» SHORT TASK
Repeat all of the material below exactly as written, images excluded.

» COLLECTED MATERIAL
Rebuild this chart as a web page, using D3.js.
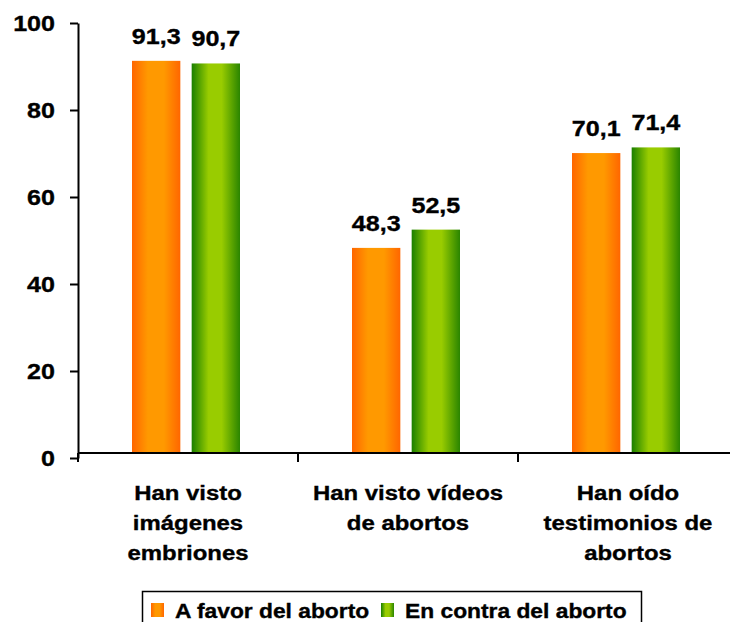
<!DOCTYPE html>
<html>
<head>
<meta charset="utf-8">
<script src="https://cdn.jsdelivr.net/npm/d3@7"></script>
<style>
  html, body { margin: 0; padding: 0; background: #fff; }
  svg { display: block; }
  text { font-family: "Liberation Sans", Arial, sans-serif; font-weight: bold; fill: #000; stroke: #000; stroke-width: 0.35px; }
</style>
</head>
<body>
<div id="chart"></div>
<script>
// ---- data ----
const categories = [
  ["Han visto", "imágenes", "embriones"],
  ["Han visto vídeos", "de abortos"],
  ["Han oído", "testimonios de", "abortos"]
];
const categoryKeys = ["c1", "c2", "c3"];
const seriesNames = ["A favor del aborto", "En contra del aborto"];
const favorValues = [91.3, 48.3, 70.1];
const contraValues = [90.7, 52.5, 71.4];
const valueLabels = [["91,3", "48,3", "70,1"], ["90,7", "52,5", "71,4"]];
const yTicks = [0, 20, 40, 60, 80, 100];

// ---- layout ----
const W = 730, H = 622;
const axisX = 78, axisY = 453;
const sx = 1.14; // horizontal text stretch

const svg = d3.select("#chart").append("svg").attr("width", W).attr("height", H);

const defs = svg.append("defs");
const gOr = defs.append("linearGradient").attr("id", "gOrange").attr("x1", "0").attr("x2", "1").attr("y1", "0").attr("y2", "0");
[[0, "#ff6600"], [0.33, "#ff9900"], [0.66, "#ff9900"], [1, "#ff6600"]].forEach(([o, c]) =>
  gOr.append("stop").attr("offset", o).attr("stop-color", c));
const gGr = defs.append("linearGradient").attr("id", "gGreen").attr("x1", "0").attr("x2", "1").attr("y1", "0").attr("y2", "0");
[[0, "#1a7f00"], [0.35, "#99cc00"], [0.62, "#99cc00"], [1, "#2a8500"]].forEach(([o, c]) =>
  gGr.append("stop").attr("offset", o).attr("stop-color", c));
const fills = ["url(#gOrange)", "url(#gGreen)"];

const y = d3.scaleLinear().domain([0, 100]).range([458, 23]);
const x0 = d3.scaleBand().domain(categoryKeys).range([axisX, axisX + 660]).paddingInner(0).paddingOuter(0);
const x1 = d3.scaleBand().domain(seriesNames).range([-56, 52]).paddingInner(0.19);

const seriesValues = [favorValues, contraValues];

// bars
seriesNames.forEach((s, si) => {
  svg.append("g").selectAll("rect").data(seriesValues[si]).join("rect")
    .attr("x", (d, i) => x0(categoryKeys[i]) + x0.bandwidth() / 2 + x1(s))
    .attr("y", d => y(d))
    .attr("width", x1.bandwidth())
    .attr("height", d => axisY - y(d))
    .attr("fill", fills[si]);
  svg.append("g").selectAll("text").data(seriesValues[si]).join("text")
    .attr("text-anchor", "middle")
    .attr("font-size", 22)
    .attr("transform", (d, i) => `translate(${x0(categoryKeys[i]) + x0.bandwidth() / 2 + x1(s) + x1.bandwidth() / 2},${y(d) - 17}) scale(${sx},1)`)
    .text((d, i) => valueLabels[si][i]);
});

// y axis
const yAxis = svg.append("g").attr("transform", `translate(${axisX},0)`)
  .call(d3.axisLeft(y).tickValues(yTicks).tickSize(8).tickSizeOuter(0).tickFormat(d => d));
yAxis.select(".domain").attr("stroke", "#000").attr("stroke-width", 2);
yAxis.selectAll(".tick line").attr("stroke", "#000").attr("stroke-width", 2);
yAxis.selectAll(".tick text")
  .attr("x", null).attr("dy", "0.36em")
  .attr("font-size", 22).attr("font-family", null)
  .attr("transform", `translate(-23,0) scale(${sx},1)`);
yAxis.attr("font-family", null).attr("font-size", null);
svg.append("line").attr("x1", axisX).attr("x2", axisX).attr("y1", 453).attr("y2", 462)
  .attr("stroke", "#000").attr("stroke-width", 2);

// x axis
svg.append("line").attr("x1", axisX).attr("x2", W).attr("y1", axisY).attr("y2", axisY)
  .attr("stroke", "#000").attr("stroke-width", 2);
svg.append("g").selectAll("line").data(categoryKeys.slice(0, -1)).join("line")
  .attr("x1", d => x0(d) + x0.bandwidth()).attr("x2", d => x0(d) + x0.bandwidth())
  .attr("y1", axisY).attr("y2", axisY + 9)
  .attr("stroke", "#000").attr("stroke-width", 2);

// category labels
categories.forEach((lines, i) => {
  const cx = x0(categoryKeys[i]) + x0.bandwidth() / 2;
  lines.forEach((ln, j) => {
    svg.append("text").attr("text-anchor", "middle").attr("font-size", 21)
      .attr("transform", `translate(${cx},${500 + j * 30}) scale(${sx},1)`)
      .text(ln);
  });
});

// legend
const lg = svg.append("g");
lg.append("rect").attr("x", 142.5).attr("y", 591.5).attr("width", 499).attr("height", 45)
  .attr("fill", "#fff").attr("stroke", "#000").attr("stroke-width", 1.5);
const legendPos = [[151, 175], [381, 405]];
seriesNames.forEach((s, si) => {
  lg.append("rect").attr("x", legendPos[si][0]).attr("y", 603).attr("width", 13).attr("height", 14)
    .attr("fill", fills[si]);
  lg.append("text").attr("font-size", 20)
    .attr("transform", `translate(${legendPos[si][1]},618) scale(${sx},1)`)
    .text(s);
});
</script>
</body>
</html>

» THE ANSWER
Rebuild this chart as a web page, using D3.js.
<!DOCTYPE html>
<html>
<head>
<meta charset="utf-8">
<script src="https://cdn.jsdelivr.net/npm/d3@7"></script>
<style>
  html, body { margin: 0; padding: 0; background: #fff; }
  svg { display: block; }
  text { font-family: "Liberation Sans", Arial, sans-serif; font-weight: bold; fill: #000; stroke: #000; stroke-width: 0.35px; }
</style>
</head>
<body>
<div id="chart"></div>
<script>
// ---- data ----
const categories = [
  ["Han visto", "imágenes", "embriones"],
  ["Han visto vídeos", "de abortos"],
  ["Han oído", "testimonios de", "abortos"]
];
const categoryKeys = ["c1", "c2", "c3"];
const seriesNames = ["A favor del aborto", "En contra del aborto"];
const favorValues = [91.3, 48.3, 70.1];
const contraValues = [90.7, 52.5, 71.4];
const valueLabels = [["91,3", "48,3", "70,1"], ["90,7", "52,5", "71,4"]];
const yTicks = [0, 20, 40, 60, 80, 100];

// ---- layout ----
const W = 730, H = 622;
const axisX = 78, axisY = 453;
const sx = 1.14; // horizontal text stretch

const svg = d3.select("#chart").append("svg").attr("width", W).attr("height", H);

const defs = svg.append("defs");
const gOr = defs.append("linearGradient").attr("id", "gOrange").attr("x1", "0").attr("x2", "1").attr("y1", "0").attr("y2", "0");
[[0, "#ff6600"], [0.33, "#ff9900"], [0.66, "#ff9900"], [1, "#ff6600"]].forEach(([o, c]) =>
  gOr.append("stop").attr("offset", o).attr("stop-color", c));
const gGr = defs.append("linearGradient").attr("id", "gGreen").attr("x1", "0").attr("x2", "1").attr("y1", "0").attr("y2", "0");
[[0, "#1a7f00"], [0.35, "#99cc00"], [0.62, "#99cc00"], [1, "#2a8500"]].forEach(([o, c]) =>
  gGr.append("stop").attr("offset", o).attr("stop-color", c));
const fills = ["url(#gOrange)", "url(#gGreen)"];

const y = d3.scaleLinear().domain([0, 100]).range([458, 23]);
const x0 = d3.scaleBand().domain(categoryKeys).range([axisX, axisX + 660]).paddingInner(0).paddingOuter(0);
const x1 = d3.scaleBand().domain(seriesNames).range([-56, 52]).paddingInner(0.19);

const seriesValues = [favorValues, contraValues];

// bars
seriesNames.forEach((s, si) => {
  svg.append("g").selectAll("rect").data(seriesValues[si]).join("rect")
    .attr("x", (d, i) => x0(categoryKeys[i]) + x0.bandwidth() / 2 + x1(s))
    .attr("y", d => y(d))
    .attr("width", x1.bandwidth())
    .attr("height", d => axisY - y(d))
    .attr("fill", fills[si]);
  svg.append("g").selectAll("text").data(seriesValues[si]).join("text")
    .attr("text-anchor", "middle")
    .attr("font-size", 22)
    .attr("transform", (d, i) => `translate(${x0(categoryKeys[i]) + x0.bandwidth() / 2 + x1(s) + x1.bandwidth() / 2},${y(d) - 17}) scale(${sx},1)`)
    .text((d, i) => valueLabels[si][i]);
});

// y axis
const yAxis = svg.append("g").attr("transform", `translate(${axisX},0)`)
  .call(d3.axisLeft(y).tickValues(yTicks).tickSize(8).tickSizeOuter(0).tickFormat(d => d));
yAxis.select(".domain").attr("stroke", "#000").attr("stroke-width", 2);
yAxis.selectAll(".tick line").attr("stroke", "#000").attr("stroke-width", 2);
yAxis.selectAll(".tick text")
  .attr("x", null).attr("dy", "0.36em")
  .attr("font-size", 22).attr("font-family", null)
  .attr("transform", `translate(-23,0) scale(${sx},1)`);
yAxis.attr("font-family", null).attr("font-size", null);
svg.append("line").attr("x1", axisX).attr("x2", axisX).attr("y1", 453).attr("y2", 462)
  .attr("stroke", "#000").attr("stroke-width", 2);

// x axis
svg.append("line").attr("x1", axisX).attr("x2", W).attr("y1", axisY).attr("y2", axisY)
  .attr("stroke", "#000").attr("stroke-width", 2);
svg.append("g").selectAll("line").data(categoryKeys.slice(0, -1)).join("line")
  .attr("x1", d => x0(d) + x0.bandwidth()).attr("x2", d => x0(d) + x0.bandwidth())
  .attr("y1", axisY).attr("y2", axisY + 9)
  .attr("stroke", "#000").attr("stroke-width", 2);

// category labels
categories.forEach((lines, i) => {
  const cx = x0(categoryKeys[i]) + x0.bandwidth() / 2;
  lines.forEach((ln, j) => {
    svg.append("text").attr("text-anchor", "middle").attr("font-size", 21)
      .attr("transform", `translate(${cx},${500 + j * 30}) scale(${sx},1)`)
      .text(ln);
  });
});

// legend
const lg = svg.append("g");
lg.append("rect").attr("x", 142.5).attr("y", 591.5).attr("width", 499).attr("height", 45)
  .attr("fill", "#fff").attr("stroke", "#000").attr("stroke-width", 1.5);
const legendPos = [[151, 175], [381, 405]];
seriesNames.forEach((s, si) => {
  lg.append("rect").attr("x", legendPos[si][0]).attr("y", 603).attr("width", 13).attr("height", 14)
    .attr("fill", fills[si]);
  lg.append("text").attr("font-size", 20)
    .attr("transform", `translate(${legendPos[si][1]},618) scale(${sx},1)`)
    .text(s);
});
</script>
</body>
</html>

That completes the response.